Today, common sense tells us that the border between technology (formerly known as nature) and culture is a fluid one. It is common to describe technology as a cultural practice, or culture as a fabric of interwoven material, intellectual, and social techniques. Of course, there is an obvious interrelation between culture and technology in terms of method, media, and material, and it is not difficult to identify the technical aspects of texts, or the cultural implications of communication technologies, and so forth. This interrelation of culture and technology, however, is actually based on their separation, a border that is—insofar as we can perceive it—fundamental to modernity. The separation has nothing to do with objects or disciplines, with established criteria or genera, with groups or institutions. Rather, it is sharp but unstable—it is mobile, flashing here and there between form and function, between architecture and building.
The latest attempts to reconcile culture and technology had been preceded—over the last 250 years—by antagonist attempts at playing them off: on the one hand, there was the pessimistic tragedy of culture in a technical world, and, on the other, the optimism of continuous scientific and technological progress. For some, this meant the antagonism of German culture and French civilization. Or, as the Swiss historian Siegfried Giedion put it, the split between feeling and thinking in modernity.] Cambridge, MA: Harvard University Press, 2003).] Naturally, reunion attempts have been brought forward most seriously in the field of architecture. For Giedion, who trained as an engineer and an art historian, this was a life’s work. Born in Bohemia in 1888, Giedion recognized modern architecture as the perfect field to start with; as a pupil of Heinrich Wölfflin, he immediately recognized that this work would revolutionize the visual culture of the industrial age. He became familiar with the Weimar Bauhaus in 1923 and read Le Corbusier’s Vers une architecture, published that year. When he traveled to Paris in 1925, he was drawn to modern culture as it was reflected in the artistic and architectural avant-gardes. He wanted to be part of it: interpreting the developments in architecture in his own terms, Giedion became an ally—the spokesman and the historian of the modern movement, and even the first secretary-general of the famous Congrès International d’Architecture Moderne (CIAM). Hans Magnus Enzensberger described his career as “extraordinary”—instead of giving lectures, he visited the Surrealists’ ateliers; he was at once a researcher, entrepreneur, technician, journalist, organizer, historian, reporter, and archeologist. In general, his work might be offensive to contemporary professors. And it actually is.

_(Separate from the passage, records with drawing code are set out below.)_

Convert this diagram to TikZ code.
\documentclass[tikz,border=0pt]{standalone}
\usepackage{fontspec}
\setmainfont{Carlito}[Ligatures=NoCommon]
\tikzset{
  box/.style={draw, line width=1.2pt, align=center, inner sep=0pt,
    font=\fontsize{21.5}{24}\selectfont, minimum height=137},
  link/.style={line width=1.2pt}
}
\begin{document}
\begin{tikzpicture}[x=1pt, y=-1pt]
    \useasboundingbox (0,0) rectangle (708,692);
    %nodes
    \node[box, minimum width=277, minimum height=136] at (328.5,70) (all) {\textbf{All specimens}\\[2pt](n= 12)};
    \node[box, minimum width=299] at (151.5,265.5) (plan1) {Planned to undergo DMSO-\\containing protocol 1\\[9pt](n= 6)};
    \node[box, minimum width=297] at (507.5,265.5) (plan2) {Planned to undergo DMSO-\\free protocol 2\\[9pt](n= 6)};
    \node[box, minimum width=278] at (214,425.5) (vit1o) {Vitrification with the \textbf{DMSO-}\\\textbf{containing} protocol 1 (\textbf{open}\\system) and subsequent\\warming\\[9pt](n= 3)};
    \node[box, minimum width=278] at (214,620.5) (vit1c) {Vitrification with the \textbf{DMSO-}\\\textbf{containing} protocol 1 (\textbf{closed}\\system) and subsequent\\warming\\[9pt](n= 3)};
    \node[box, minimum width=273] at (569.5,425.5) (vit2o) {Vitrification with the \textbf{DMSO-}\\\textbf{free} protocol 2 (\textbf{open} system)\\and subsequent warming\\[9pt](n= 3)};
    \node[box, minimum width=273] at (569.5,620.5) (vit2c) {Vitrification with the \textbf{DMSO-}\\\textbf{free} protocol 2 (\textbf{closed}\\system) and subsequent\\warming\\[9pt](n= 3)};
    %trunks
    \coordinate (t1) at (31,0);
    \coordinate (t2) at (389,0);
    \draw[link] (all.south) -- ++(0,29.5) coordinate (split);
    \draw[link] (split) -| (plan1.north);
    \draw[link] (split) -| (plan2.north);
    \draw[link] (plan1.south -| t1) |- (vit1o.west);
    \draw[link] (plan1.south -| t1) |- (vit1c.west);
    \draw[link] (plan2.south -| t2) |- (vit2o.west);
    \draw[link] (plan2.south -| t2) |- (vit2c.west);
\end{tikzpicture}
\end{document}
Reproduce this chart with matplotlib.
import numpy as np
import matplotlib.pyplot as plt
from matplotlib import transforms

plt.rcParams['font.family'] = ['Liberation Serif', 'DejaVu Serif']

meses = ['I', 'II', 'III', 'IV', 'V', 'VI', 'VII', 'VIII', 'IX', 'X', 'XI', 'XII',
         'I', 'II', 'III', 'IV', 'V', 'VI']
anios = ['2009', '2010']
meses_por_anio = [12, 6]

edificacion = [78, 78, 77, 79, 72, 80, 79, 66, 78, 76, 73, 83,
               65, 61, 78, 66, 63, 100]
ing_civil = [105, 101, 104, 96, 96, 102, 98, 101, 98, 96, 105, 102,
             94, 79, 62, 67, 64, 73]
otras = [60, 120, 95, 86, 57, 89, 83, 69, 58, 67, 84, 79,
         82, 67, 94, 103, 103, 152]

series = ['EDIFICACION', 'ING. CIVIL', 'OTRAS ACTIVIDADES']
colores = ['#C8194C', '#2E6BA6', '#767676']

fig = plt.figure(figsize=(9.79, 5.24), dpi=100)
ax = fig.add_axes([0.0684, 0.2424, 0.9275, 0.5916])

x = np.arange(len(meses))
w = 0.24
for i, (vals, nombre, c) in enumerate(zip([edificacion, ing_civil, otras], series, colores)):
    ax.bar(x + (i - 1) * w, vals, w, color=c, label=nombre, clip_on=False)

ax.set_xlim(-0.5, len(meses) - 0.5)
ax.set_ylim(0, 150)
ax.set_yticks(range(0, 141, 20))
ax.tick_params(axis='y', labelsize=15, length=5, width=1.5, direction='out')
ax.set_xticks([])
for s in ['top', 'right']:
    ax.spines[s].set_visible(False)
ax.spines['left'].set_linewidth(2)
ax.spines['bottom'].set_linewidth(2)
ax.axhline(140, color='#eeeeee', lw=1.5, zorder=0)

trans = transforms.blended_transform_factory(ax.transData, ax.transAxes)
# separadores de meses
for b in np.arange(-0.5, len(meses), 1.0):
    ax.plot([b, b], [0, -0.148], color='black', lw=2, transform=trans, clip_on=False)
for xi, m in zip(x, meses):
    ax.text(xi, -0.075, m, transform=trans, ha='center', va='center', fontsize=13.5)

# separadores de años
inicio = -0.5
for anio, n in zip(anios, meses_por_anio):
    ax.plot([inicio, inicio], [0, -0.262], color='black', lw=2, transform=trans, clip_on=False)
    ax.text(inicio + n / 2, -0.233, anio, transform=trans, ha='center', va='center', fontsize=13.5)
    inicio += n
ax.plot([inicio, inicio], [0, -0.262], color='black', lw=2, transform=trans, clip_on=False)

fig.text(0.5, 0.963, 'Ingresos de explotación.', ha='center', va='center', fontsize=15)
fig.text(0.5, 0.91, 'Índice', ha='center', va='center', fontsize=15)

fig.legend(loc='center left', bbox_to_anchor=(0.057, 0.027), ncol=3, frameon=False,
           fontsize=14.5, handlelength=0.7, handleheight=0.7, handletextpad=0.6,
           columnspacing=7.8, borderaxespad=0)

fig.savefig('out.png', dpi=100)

Giedion’s theoretical work began with an observation of his time as being schizoid, divorcing technology and culture, or, more precisely, science and art. It is a time in which thinking and feeling oppose each other, a time in which scientific discovery is of no significance. It is a time in which a physical theory does not have an artistic equivalent, in which scientists and artists have finally lost touch with each other—though they may share a contemporary language in their works, they cannot recognize it in a field other than their own. Giedion claims that a great physicist will not be able to understand a painting that equals his own ideas within a different form. Today’s painter does not understand contemporary architecture, and the poet ignores the music of his day. For Giedion, the divorce of thinking and feeling is rooted in the unevenness of scientific and artistic progress in the early nineteenth century, when feeling could not compete with the pace of thinking, which was advancing rapidly, and scientific achievements were regarded as neutral in terms of their emotional meaning. Important achievements had no bearing on inner life, and mechanization took command. The result of these developments is the “split personality” of the modern mind, which separates thinking and feeling. Even more scandalous than the divorce of culture and technology in the nineteenth century was a repression of artistic imagination, in which art assumed the form of eclecticism—separated from the creative power of the epoch and maneuvered into the grotesque “reign of the upholsterer.”
As a cultural critic, Giedion could have concluded his analysis at this point, but as an advocate for modern art and architecture, this only marked the beginning of an approach that appears to be a reunion attempt—at first glance. Here “movement” becomes a key word for a problem supposedly shared by both modern technology and culture, insofar as both are symbols of everlasting change, of the movement of history itself. Beginning with the Gothic cathedrals that marked the end of the ancient equilibrium, the “stream of movement” was actuated by the introduction of the mathematical variable by Descartes.